**STATED TASK**
Repeat exactly the lines from the start through the line with "L757,-5 Q742,72 665,106", both ends included.

BEGIN LISTING

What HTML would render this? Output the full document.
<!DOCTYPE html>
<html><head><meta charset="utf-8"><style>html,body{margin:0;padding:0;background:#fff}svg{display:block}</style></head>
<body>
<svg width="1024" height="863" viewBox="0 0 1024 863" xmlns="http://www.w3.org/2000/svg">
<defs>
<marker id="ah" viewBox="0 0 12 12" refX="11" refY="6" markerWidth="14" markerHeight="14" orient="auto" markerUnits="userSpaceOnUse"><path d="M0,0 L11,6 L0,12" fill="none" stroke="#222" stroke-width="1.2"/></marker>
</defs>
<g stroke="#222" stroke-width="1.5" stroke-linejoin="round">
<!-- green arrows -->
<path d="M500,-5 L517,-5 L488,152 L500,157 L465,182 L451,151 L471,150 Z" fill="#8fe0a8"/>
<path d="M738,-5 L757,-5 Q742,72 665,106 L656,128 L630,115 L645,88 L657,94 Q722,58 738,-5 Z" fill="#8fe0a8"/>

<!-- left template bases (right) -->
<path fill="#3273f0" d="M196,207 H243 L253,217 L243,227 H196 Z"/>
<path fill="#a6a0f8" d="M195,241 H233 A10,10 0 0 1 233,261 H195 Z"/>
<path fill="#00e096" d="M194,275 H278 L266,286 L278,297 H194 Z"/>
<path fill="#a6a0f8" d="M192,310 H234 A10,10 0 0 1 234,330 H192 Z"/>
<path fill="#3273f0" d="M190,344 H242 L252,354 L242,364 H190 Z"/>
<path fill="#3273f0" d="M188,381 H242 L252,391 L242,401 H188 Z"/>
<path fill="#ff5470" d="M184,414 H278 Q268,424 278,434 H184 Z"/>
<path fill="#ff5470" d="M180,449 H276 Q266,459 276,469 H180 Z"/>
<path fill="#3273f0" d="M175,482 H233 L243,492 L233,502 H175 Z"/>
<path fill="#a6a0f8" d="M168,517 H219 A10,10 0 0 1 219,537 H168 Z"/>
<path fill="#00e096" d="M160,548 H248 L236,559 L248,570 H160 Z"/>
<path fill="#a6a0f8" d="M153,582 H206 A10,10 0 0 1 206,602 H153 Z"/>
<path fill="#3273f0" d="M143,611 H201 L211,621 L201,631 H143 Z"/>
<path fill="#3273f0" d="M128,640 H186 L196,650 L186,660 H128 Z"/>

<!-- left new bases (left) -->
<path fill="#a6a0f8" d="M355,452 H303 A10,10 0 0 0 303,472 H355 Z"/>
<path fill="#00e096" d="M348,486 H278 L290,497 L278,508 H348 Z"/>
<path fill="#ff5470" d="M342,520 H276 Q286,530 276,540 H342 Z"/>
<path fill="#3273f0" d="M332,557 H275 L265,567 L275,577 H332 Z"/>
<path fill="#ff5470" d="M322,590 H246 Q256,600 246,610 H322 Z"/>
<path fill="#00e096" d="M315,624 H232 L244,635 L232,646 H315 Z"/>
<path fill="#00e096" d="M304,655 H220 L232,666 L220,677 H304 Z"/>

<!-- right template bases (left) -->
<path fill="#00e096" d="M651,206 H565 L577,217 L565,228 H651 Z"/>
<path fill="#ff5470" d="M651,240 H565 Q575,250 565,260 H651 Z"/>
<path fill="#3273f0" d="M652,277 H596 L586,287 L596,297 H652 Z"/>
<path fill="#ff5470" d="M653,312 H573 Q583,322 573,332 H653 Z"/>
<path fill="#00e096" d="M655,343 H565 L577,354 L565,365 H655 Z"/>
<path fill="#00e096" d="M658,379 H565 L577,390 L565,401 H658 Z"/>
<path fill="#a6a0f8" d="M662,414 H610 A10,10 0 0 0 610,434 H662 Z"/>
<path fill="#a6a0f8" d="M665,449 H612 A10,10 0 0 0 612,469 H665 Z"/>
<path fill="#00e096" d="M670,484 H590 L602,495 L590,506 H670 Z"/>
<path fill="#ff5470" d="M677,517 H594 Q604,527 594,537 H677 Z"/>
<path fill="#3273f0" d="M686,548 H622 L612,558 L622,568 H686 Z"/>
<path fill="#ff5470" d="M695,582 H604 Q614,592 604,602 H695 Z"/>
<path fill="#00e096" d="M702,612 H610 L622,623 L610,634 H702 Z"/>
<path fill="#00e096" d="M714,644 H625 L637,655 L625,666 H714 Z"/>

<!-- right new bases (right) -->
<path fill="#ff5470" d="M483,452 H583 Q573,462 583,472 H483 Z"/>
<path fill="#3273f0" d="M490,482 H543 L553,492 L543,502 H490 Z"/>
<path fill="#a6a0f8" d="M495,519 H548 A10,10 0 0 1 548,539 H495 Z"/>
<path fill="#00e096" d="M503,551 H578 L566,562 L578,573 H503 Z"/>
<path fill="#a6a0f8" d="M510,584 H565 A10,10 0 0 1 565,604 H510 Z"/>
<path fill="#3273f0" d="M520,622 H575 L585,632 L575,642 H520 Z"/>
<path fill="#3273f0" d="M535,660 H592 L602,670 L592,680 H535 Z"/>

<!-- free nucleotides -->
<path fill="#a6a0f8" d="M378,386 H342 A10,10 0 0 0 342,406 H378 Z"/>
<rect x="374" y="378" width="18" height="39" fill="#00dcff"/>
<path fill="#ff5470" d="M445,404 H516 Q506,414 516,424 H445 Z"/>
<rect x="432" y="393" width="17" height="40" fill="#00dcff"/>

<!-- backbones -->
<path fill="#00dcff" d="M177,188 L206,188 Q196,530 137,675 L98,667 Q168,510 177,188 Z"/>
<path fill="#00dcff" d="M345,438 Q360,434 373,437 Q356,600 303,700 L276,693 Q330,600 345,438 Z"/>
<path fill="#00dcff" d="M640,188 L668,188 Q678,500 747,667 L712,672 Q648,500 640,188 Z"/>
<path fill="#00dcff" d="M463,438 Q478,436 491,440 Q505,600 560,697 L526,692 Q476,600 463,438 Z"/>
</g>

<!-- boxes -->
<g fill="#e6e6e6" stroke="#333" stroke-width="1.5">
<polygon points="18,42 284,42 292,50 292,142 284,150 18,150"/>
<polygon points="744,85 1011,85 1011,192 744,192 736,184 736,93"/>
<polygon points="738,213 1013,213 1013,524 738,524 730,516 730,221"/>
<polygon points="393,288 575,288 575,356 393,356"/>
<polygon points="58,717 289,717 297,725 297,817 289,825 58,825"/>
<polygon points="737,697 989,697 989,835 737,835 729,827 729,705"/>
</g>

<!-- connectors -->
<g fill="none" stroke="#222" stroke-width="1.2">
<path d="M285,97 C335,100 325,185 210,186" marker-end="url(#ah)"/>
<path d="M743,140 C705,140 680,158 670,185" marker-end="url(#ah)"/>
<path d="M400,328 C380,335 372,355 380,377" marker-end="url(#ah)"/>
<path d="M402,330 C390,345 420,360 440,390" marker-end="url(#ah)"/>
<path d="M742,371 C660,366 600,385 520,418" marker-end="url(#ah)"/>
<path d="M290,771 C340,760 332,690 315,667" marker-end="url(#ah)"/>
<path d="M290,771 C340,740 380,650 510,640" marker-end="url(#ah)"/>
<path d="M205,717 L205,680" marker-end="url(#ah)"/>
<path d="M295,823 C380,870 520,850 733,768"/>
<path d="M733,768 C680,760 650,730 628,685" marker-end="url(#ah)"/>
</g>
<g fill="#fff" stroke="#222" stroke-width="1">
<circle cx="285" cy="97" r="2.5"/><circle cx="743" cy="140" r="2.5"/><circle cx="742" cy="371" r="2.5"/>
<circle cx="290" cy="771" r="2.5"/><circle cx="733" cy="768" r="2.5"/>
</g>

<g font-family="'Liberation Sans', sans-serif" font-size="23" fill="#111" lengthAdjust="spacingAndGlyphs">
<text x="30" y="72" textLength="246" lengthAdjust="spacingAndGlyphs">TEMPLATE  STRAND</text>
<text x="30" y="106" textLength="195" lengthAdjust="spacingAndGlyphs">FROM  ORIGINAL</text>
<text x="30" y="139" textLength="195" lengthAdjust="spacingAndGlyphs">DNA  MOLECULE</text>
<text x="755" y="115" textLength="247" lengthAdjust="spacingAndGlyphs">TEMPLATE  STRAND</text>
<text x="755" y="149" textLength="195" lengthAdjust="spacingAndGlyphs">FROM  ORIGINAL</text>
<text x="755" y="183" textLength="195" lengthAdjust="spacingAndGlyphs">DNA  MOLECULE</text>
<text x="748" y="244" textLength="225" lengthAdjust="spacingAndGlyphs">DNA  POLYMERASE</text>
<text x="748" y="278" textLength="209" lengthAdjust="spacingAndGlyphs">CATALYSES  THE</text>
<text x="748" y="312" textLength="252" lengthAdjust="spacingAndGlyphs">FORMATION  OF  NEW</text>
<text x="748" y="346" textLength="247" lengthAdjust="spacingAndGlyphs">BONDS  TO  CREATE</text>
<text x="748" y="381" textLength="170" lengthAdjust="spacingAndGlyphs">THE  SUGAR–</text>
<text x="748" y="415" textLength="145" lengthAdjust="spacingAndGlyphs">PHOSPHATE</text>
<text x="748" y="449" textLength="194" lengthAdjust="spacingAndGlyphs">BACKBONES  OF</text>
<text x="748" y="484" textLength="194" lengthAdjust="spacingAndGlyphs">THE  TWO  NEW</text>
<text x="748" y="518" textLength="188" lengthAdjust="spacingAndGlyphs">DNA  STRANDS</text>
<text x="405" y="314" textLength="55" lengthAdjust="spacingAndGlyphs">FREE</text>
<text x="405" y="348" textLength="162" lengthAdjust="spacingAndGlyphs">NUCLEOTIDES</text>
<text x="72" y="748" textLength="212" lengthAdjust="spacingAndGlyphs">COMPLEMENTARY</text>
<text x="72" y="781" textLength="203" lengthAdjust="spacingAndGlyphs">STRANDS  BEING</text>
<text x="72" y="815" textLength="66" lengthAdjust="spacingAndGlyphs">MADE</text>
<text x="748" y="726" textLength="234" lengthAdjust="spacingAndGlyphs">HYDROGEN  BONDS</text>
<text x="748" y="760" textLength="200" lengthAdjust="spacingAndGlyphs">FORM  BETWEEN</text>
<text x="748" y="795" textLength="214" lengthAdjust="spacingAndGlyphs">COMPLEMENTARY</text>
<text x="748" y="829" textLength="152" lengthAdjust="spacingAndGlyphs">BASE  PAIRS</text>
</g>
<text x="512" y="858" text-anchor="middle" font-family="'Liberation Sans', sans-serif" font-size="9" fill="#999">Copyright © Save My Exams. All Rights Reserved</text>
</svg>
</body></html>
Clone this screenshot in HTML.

END LISTING

**PROBLEM SOLUTION**
What HTML would render this? Output the full document.
<!DOCTYPE html>
<html><head><meta charset="utf-8"><style>html,body{margin:0;padding:0;background:#fff}svg{display:block}</style></head>
<body>
<svg width="1024" height="863" viewBox="0 0 1024 863" xmlns="http://www.w3.org/2000/svg">
<defs>
<marker id="ah" viewBox="0 0 12 12" refX="11" refY="6" markerWidth="14" markerHeight="14" orient="auto" markerUnits="userSpaceOnUse"><path d="M0,0 L11,6 L0,12" fill="none" stroke="#222" stroke-width="1.2"/></marker>
</defs>
<g stroke="#222" stroke-width="1.5" stroke-linejoin="round">
<!-- green arrows -->
<path d="M500,-5 L517,-5 L488,152 L500,157 L465,182 L451,151 L471,150 Z" fill="#8fe0a8"/>
<path d="M738,-5 L757,-5 Q742,72 665,106 L656,128 L630,115 L645,88 L657,94 Q722,58 738,-5 Z" fill="#8fe0a8"/>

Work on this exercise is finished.